This land does not fall in the land mapped for the manor of Moreton in 1790 but seems to have been alienated from the manor at an early date and held as a free tenement. It is first- mentioned on the 1332 Subsidy Roll. In October 1348 it appears as ‘Houghton by Moreton Courtenay’ in a deed (Feet of Fines, vol. 2 (1939), no. 1397). The Tozer family way established at Howton by 1332. John, son of William Tozer, took legal action against William and John Corset over ‘Houghton in the parish of Moreton’ in the fifteenth century (TNA C1/56/207). John Tozer ‘of Howton’ was buried in the churchyard in 1714. In the churchyard there is a 17th century chest tomb with a reused slate memorial of 1813 to Charles Tozer of Howton. William Tozer was the freeholder in 1840, when the estate amounted to 105 acres and was in the possession of Susanna Harvey. [IJFM]
GREAT HOWTON. For many years this was the home of the Tozer family, some of whose tombs are in the churchyard. It is undoubtedly a medieval site. Listed by English Heritage (ID no. 85021) as ‘Farmhouse. C17 or earlier, much altered in C19... There is also known to be a C17 date carved in plaster in a first floor room.’
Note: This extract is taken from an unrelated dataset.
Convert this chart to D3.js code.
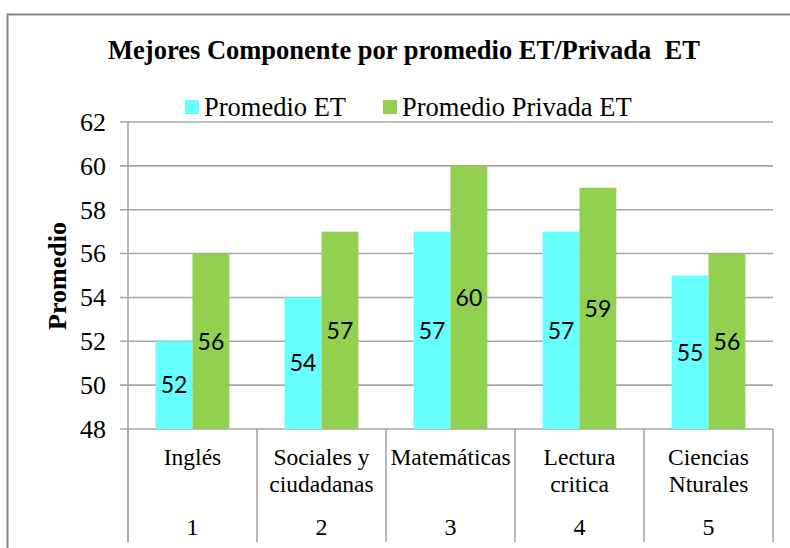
<!DOCTYPE html>
<html>
<head>
<meta charset="utf-8">
<script src="https://cdn.jsdelivr.net/npm/d3@7"></script>
<style>
  body { margin: 0; background: #fff; }
  svg text { white-space: pre; }
</style>
</head>
<body>
<div id="graph"></div>
<script>
const width = 790, height = 548;
const margin = {top: 122, right: 17, bottom: 119, left: 128};

// data
const categories = ["Inglés", "Sociales y\nciudadanas", "Matemáticas", "Lectura\ncritica", "Ciencias\nNturales"];
const catNumbers = ["1", "2", "3", "4", "5"];
const seriesNames = ["Promedio ET", "Promedio Privada ET"];
const promedioET = [52, 54, 57, 57, 55];
const promedioPrivadaET = [56, 57, 60, 59, 56];
const yTicks = [48, 50, 52, 54, 56, 58, 60, 62];
const colors = ["#66FFFF", "#92D050"];

const serif = "'Liberation Serif', 'Times New Roman', serif";

let svg = d3.select("#graph").
append("svg").
attr("width", width).
attr("height", height);

// outer frame
svg.append("rect").
attr("x", 7.5).attr("y", 14.5).
attr("width", 800).attr("height", 600).
attr("fill", "none").
attr("stroke", "#878787").
attr("stroke-width", 2);

const x0 = d3.scaleBand().
domain(d3.range(categories.length)).
range([margin.left, width - margin.right]);

const x1 = d3.scaleBand().
domain(seriesNames).
range([0, x0.bandwidth()]).
paddingInner(0).
paddingOuter(0.75);

const y = d3.scaleLinear().
domain([48, 62]).
range([height - margin.bottom, margin.top]);

// grid lines
svg.append("g").
selectAll("line").
data(yTicks).
enter().
append("line").
attr("x1", margin.left - 8).
attr("x2", width - margin.right).
attr("y1", d => y(d)).
attr("y2", d => y(d)).
attr("stroke", "#a6a6a6").
attr("stroke-width", 1.6);

// y axis line
svg.append("line").
attr("x1", margin.left).attr("x2", margin.left).
attr("y1", margin.top).attr("y2", 542).
attr("stroke", "#a6a6a6").
attr("stroke-width", 1.6);

// y tick labels
svg.append("g").
selectAll("text").
data(yTicks).
enter().
append("text").
attr("x", 106).
attr("y", d => y(d)).
attr("dy", "0.34em").
attr("text-anchor", "end").
style("font-family", serif).
style("font-size", "26px").
attr("fill", "#000").
text(d => d);

// category separators
svg.append("g").
selectAll("line").
data(d3.range(categories.length + 1)).
enter().
append("line").
attr("x1", i => i < categories.length ? x0(i) : x0(i - 1) + x0.bandwidth()).
attr("x2", i => i < categories.length ? x0(i) : x0(i - 1) + x0.bandwidth()).
attr("y1", y(48)).
attr("y2", 542).
attr("stroke", "#a6a6a6").
attr("stroke-width", 1.6);

// bars
const seriesData = [promedioET, promedioPrivadaET];
const groups = svg.append("g").
selectAll("g").
data(categories.map((c, i) => ({i: i, values: seriesData.map((s, k) => ({name: seriesNames[k], value: s[i], k: k}))}))).
enter().
append("g").
attr("transform", d => "translate(" + x0(d.i) + ",0)");

groups.selectAll("rect").
data(d => d.values).
enter().
append("rect").
attr("x", d => x1(d.name)).
attr("y", d => y(d.value)).
attr("width", x1.bandwidth()).
attr("height", d => y(48) - y(d.value)).
attr("fill", d => colors[d.k]);

groups.selectAll("text").
data(d => d.values).
enter().
append("text").
attr("x", d => x1(d.name) + x1.bandwidth() / 2).
attr("y", d => (y(d.value) + y(48)) / 2).
attr("dy", "0.36em").
attr("text-anchor", "middle").
style("font-family", "Lato, 'Open Sans', sans-serif").
style("font-size", "23px").
attr("fill", "#000").
text(d => d.value);

// category labels
const catLabels = svg.append("g").
selectAll("text").
data(categories).
enter().
append("text").
attr("x", (d, i) => x0(i) + x0.bandwidth() / 2).
attr("y", 465).
attr("text-anchor", "middle").
style("font-family", serif).
style("font-size", "23.5px").
attr("fill", "#000");

catLabels.selectAll("tspan").
data(d => d.split("\n")).
enter().
append("tspan").
attr("x", function () {return d3.select(this.parentNode).attr("x");}).
attr("dy", (d, i) => i === 0 ? 0 : 27).
text(d => d);

svg.append("g").
selectAll("text").
data(catNumbers).
enter().
append("text").
attr("x", (d, i) => x0(i) + x0.bandwidth() / 2).
attr("y", 535).
attr("text-anchor", "middle").
style("font-family", serif).
style("font-size", "24px").
attr("fill", "#000").
text(d => d);

// title
svg.append("text").
attr("x", 404).
attr("y", 59).
attr("text-anchor", "middle").
style("font-family", serif).
style("font-size", "26.5px").
style("font-weight", "bold").
attr("fill", "#000").
text("Mejores Componente por promedio ET/Privada  ET");

// y axis title
svg.append("text").
attr("transform", "translate(66," + 276 + ") rotate(-90)").
attr("text-anchor", "middle").
style("font-family", serif).
style("font-size", "26px").
style("font-weight", "bold").
attr("fill", "#000").
text("Promedio");

// legend
const legendX = [185, 383];
const legend = svg.append("g").
selectAll("g").
data(seriesNames).
enter().
append("g").
attr("transform", (d, i) => "translate(" + legendX[i] + ",100)");

legend.append("rect").
attr("width", 14).
attr("height", 14).
attr("fill", (d, i) => colors[i]);

legend.append("text").
attr("x", 19).
attr("y", 16).
style("font-family", serif).
style("font-size", "26.5px").
attr("fill", "#000").
text(d => d);
</script>
</body>
</html>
HOWTON LANGHILL. Benjamin Tozer had property in Howton Langhill otherwise Lower Langhill, Ford Street, Court Street, Strongs Ground, Higher Brendon otherwise Great Brendon, Cold East, otherwise Little Brendon, and elsewhere, in 1747 (Devon Record Office, 4930 B/E/M/38).
MIDDLE HOWTON. Listed by English Heritage (ID no. 85028) as ‘Cottage. Circa late C17 with C20 additions.’